= EXERCISE =
Scan the material and copy every line in which "this" appears.

Stored data:
──────

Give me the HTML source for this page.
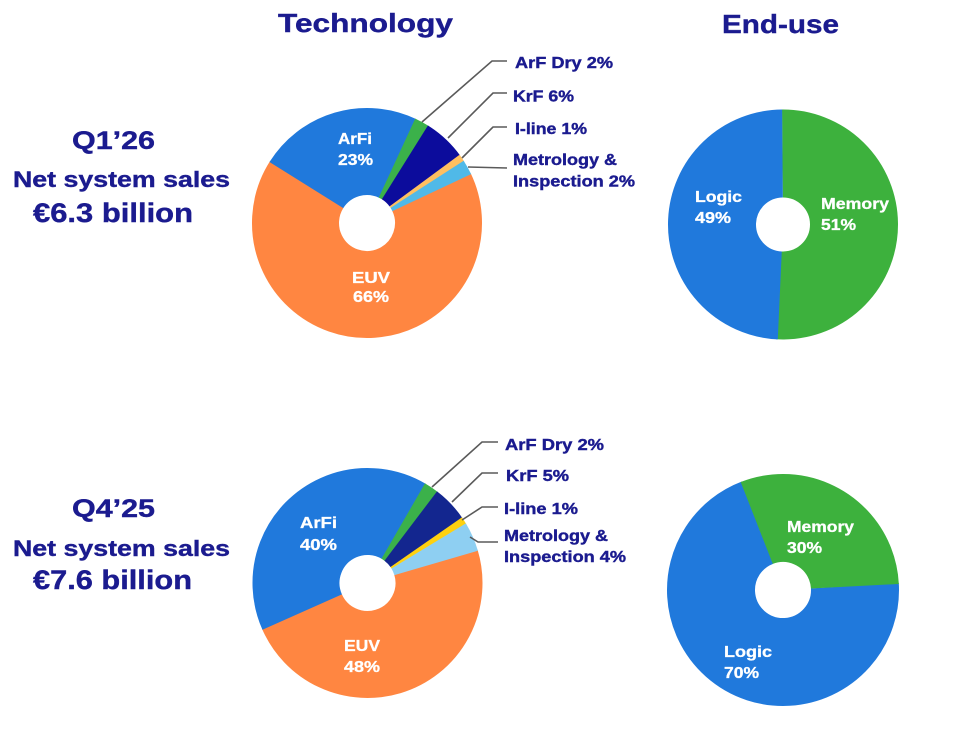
<!DOCTYPE html>
<html>
<head>
<meta charset="utf-8">
<style>
html,body{margin:0;padding:0;background:#fff;}
svg{display:block;}
text{font-family:"Liberation Sans",Arial,sans-serif;font-weight:bold;}
.n{fill:#1b1b8f;stroke:#1b1b8f;stroke-width:0.4;}
.w{fill:#ffffff;stroke:#ffffff;stroke-width:0.3;font-size:15.5px;}
.lb{font-size:15.5px;}
.ld{fill:none;stroke:#5a5a5a;stroke-width:1.6;}
</style>
</head>
<body>
<svg width="960" height="754" viewBox="0 0 960 754" xmlns="http://www.w3.org/2000/svg">
<rect width="960" height="754" fill="#fff"/>

<!-- Titles -->
<text class="n" x="278" y="32" font-size="26" textLength="175" lengthAdjust="spacingAndGlyphs">Technology</text>
<text class="n" x="722" y="33" font-size="26" textLength="117" lengthAdjust="spacingAndGlyphs">End-use</text>

<!-- Left labels -->
<text class="n" x="72" y="149" font-size="25" textLength="83" lengthAdjust="spacingAndGlyphs">Q1’26</text>
<text class="n" x="13" y="187" font-size="22" textLength="217" lengthAdjust="spacingAndGlyphs">Net system sales</text>
<text class="n" x="33" y="222" font-size="27" textLength="160" lengthAdjust="spacingAndGlyphs">€6.3 billion</text>

<text class="n" x="72" y="517" font-size="25" textLength="83" lengthAdjust="spacingAndGlyphs">Q4’25</text>
<text class="n" x="13" y="556" font-size="22" textLength="217" lengthAdjust="spacingAndGlyphs">Net system sales</text>
<text class="n" x="33" y="589" font-size="27" textLength="159" lengthAdjust="spacingAndGlyphs">€7.6 billion</text>

<!-- Top technology donut -->
<g fill="none" stroke-width="87">
  <circle cx="367" cy="223" r="71.5" stroke="#ff8641" stroke-dasharray="297.2 1000" transform="rotate(-25.6 367 223)"/>
  <circle cx="367" cy="223" r="71.5" stroke="#2079dc" stroke-dasharray="104 1000" transform="rotate(-148 367 223)"/>
  <circle cx="367" cy="223" r="71.5" stroke="#3bb14a" stroke-dasharray="9.6 1000" transform="rotate(-65.2 367 223)"/>
  <circle cx="367" cy="223" r="71.5" stroke="#0c0c9c" stroke-dasharray="27.6 1000" transform="rotate(-58 367 223)"/>
  <circle cx="367" cy="223" r="71.5" stroke="#ffbf60" stroke-dasharray="5.1 1000" transform="rotate(-36.4 367 223)"/>
  <circle cx="367" cy="223" r="71.5" stroke="#50b9e8" stroke-dasharray="9.6 1000" transform="rotate(-32.8 367 223)"/>
</g>
<text class="w" x="338" y="144" textLength="34" lengthAdjust="spacingAndGlyphs">ArFi</text>
<text class="w" x="338" y="165" textLength="35" lengthAdjust="spacingAndGlyphs">23%</text>
<text class="w" x="352" y="283" textLength="38" lengthAdjust="spacingAndGlyphs">EUV</text>
<text class="w" x="353" y="302" textLength="36" lengthAdjust="spacingAndGlyphs">66%</text>

<!-- Top leaders -->
<polyline class="ld" points="422,122 492,61 507,61"/>
<polyline class="ld" points="448,138 493,93 507,93"/>
<polyline class="ld" points="462,158 493,127 507,127"/>
<polyline class="ld" points="468,167 507,168"/>
<text class="n lb" x="515" y="68" textLength="98" lengthAdjust="spacingAndGlyphs">ArF Dry 2%</text>
<text class="n lb" x="513" y="101.5" textLength="61" lengthAdjust="spacingAndGlyphs">KrF 6%</text>
<text class="n lb" x="515" y="134" textLength="72" lengthAdjust="spacingAndGlyphs">I-line 1%</text>
<text class="n lb" x="513" y="165" textLength="104" lengthAdjust="spacingAndGlyphs">Metrology &amp;</text>
<text class="n lb" x="513" y="186.5" textLength="122" lengthAdjust="spacingAndGlyphs">Inspection 2%</text>

<!-- Bottom technology donut -->
<g fill="none" stroke-width="87">
  <circle cx="367.5" cy="583" r="71.5" stroke="#ff8641" stroke-dasharray="216.3 1000" transform="rotate(-16.8 367.5 583)"/>
  <circle cx="367.5" cy="583" r="71.5" stroke="#2079dc" stroke-dasharray="180.4 1000" transform="rotate(156 367.5 583)"/>
  <circle cx="367.5" cy="583" r="71.5" stroke="#3bb14a" stroke-dasharray="9.6 1000" transform="rotate(-60 367.5 583)"/>
  <circle cx="367.5" cy="583" r="71.5" stroke="#13268f" stroke-dasharray="23.1 1000" transform="rotate(-52.8 367.5 583)"/>
  <circle cx="367.5" cy="583" r="71.5" stroke="#ffd10f" stroke-dasharray="5.1 1000" transform="rotate(-34.8 367.5 583)"/>
  <circle cx="367.5" cy="583" r="71.5" stroke="#8ecff2" stroke-dasharray="18.6 1000" transform="rotate(-31.2 367.5 583)"/>
</g>
<text class="w" x="300" y="528" textLength="37" lengthAdjust="spacingAndGlyphs">ArFi</text>
<text class="w" x="300" y="550" textLength="37" lengthAdjust="spacingAndGlyphs">40%</text>
<text class="w" x="344" y="651" textLength="36" lengthAdjust="spacingAndGlyphs">EUV</text>
<text class="w" x="344" y="672" textLength="36" lengthAdjust="spacingAndGlyphs">48%</text>

<!-- Bottom leaders -->
<polyline class="ld" points="432,487 482,442 498,442"/>
<polyline class="ld" points="452,502 482,473 498,473"/>
<polyline class="ld" points="462,520 482,507 498,507"/>
<polyline class="ld" points="470,537 478,542 498,542"/>
<text class="n lb" x="505" y="450" textLength="99" lengthAdjust="spacingAndGlyphs">ArF Dry 2%</text>
<text class="n lb" x="506" y="481" textLength="63" lengthAdjust="spacingAndGlyphs">KrF 5%</text>
<text class="n lb" x="504" y="514" textLength="74" lengthAdjust="spacingAndGlyphs">I-line 1%</text>
<text class="n lb" x="504" y="541" textLength="104" lengthAdjust="spacingAndGlyphs">Metrology &amp;</text>
<text class="n lb" x="504" y="562" textLength="122" lengthAdjust="spacingAndGlyphs">Inspection 4%</text>

<!-- Top end-use donut -->
<g fill="none" stroke-width="88">
  <circle cx="783" cy="224.5" r="71" stroke="#3db13d" stroke-dasharray="228 1000" transform="rotate(-90.5 783 224.5)"/>
  <circle cx="783" cy="224.5" r="71" stroke="#2079dc" stroke-dasharray="219.2 1000" transform="rotate(92.6 783 224.5)"/>
</g>
<text class="w" x="695" y="202" textLength="47" lengthAdjust="spacingAndGlyphs">Logic</text>
<text class="w" x="695" y="223" textLength="36" lengthAdjust="spacingAndGlyphs">49%</text>
<text class="w" x="821" y="209" textLength="68" lengthAdjust="spacingAndGlyphs">Memory</text>
<text class="w" x="821" y="230" textLength="35" lengthAdjust="spacingAndGlyphs">51%</text>

<!-- Bottom end-use donut -->
<g fill="none" stroke-width="88">
  <circle cx="783" cy="590" r="72" stroke="#2079dc" stroke-dasharray="317.3 1000" transform="rotate(-3.4 783 590)"/>
  <circle cx="783" cy="590" r="72" stroke="#3db13d" stroke-dasharray="136.2 1000" transform="rotate(-111.4 783 590)"/>
</g>
<text class="w" x="787" y="532" textLength="67" lengthAdjust="spacingAndGlyphs">Memory</text>
<text class="w" x="787" y="553" textLength="35" lengthAdjust="spacingAndGlyphs">30%</text>
<text class="w" x="724" y="657" textLength="48" lengthAdjust="spacingAndGlyphs">Logic</text>
<text class="w" x="724" y="678" textLength="35" lengthAdjust="spacingAndGlyphs">70%</text>
</svg>
</body>
</html>
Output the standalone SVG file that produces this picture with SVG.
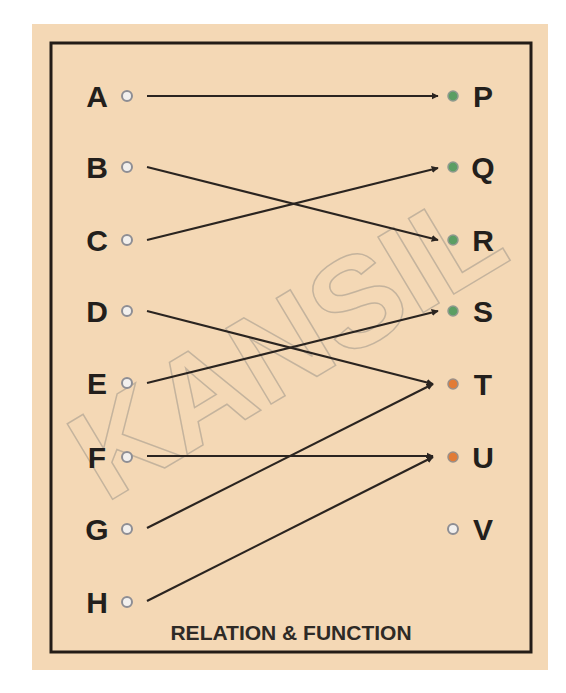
<svg xmlns="http://www.w3.org/2000/svg" width="566" height="693" viewBox="0 0 566 693">
<style>
.lbl{font-family:"Liberation Sans",Arial,sans-serif;font-weight:bold;font-size:30px;fill:#231f1c}
.title{font-family:"Liberation Sans",Arial,sans-serif;font-weight:bold;font-size:21px;fill:#2e2a26}
.wm{font-family:"Liberation Sans",Arial,sans-serif;font-weight:bold;font-size:128px;fill:none;stroke:#b9ab98;stroke-width:1.5;opacity:0.8}
.dl{fill:#f2f0ee;stroke:#8e8e94;stroke-width:2}
.dg{fill:#5b9e63;stroke:#8e9a8e;stroke-width:1.5}
.do{fill:#e27b35;stroke:#9a8f88;stroke-width:1.5}
.cn{stroke:#2a2420;stroke-width:2.2;fill:none;marker-end:url(#ah)}
</style>
<defs>
<marker id="ah" viewBox="0 0 10 10" refX="9" refY="5" markerWidth="3.2" markerHeight="3.2" orient="auto" markerUnits="strokeWidth">
<path d="M0,0 L10,5 L0,10 z" fill="#2a2420"/>
</marker>
</defs>
<rect width="566" height="693" fill="#ffffff"/>
<rect x="32" y="24" width="516" height="646" fill="#f4d8b5"/>
<rect x="51" y="43" width="480" height="609" fill="none" stroke="#231c17" stroke-width="3"/>
<text class="wm" transform="translate(292,352) rotate(-31)" text-anchor="middle" dominant-baseline="middle">KANSIL</text>
<g id="connectors">
<line class="cn" x1="147" y1="96" x2="438" y2="96"/>
<line class="cn" x1="147" y1="167" x2="438" y2="240"/>
<line class="cn" x1="147" y1="240" x2="438" y2="168"/>
<line class="cn" x1="147" y1="311" x2="433" y2="384"/>
<line class="cn" x1="147" y1="383" x2="438" y2="311"/>
<line class="cn" x1="147" y1="456" x2="433" y2="456"/>
<line class="cn" x1="147" y1="528" x2="433" y2="384"/>
<line class="cn" x1="147" y1="601" x2="433" y2="457"/>
</g>
<g id="node-A"><text class="lbl" x="97" y="107" text-anchor="middle">A</text><circle class="dl" cx="127" cy="96" r="5"/></g>
<g id="node-B"><text class="lbl" x="97" y="178" text-anchor="middle">B</text><circle class="dl" cx="127" cy="167" r="5"/></g>
<g id="node-C"><text class="lbl" x="97" y="251" text-anchor="middle">C</text><circle class="dl" cx="127" cy="240" r="5"/></g>
<g id="node-D"><text class="lbl" x="97" y="322" text-anchor="middle">D</text><circle class="dl" cx="127" cy="311" r="5"/></g>
<g id="node-E"><text class="lbl" x="97" y="394" text-anchor="middle">E</text><circle class="dl" cx="127" cy="383" r="5"/></g>
<g id="node-F"><text class="lbl" x="97" y="468" text-anchor="middle">F</text><circle class="dl" cx="127" cy="457" r="5"/></g>
<g id="node-G"><text class="lbl" x="97" y="540" text-anchor="middle">G</text><circle class="dl" cx="127" cy="529" r="5"/></g>
<g id="node-H"><text class="lbl" x="97" y="613" text-anchor="middle">H</text><circle class="dl" cx="127" cy="602" r="5"/></g>
<g id="node-P"><circle class="dg" cx="453" cy="96" r="5"/><text class="lbl" x="483" y="107" text-anchor="middle">P</text></g>
<g id="node-Q"><circle class="dg" cx="453" cy="167" r="5"/><text class="lbl" x="483" y="178" text-anchor="middle">Q</text></g>
<g id="node-R"><circle class="dg" cx="453" cy="240" r="5"/><text class="lbl" x="483" y="251" text-anchor="middle">R</text></g>
<g id="node-S"><circle class="dg" cx="453" cy="311" r="5"/><text class="lbl" x="483" y="322" text-anchor="middle">S</text></g>
<g id="node-T"><circle class="do" cx="453" cy="384" r="5"/><text class="lbl" x="483" y="395" text-anchor="middle">T</text></g>
<g id="node-U"><circle class="do" cx="453" cy="457" r="5"/><text class="lbl" x="483" y="468" text-anchor="middle">U</text></g>
<g id="node-V"><circle class="dl" cx="453" cy="529" r="5"/><text class="lbl" x="483" y="540" text-anchor="middle">V</text></g>
<text class="title" x="291" y="640" text-anchor="middle">RELATION &amp; FUNCTION</text>
</svg>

──────

= EXPECTED ANSWER =
Give me the HTML source for this page.
Output the standalone SVG file that produces this picture with SVG.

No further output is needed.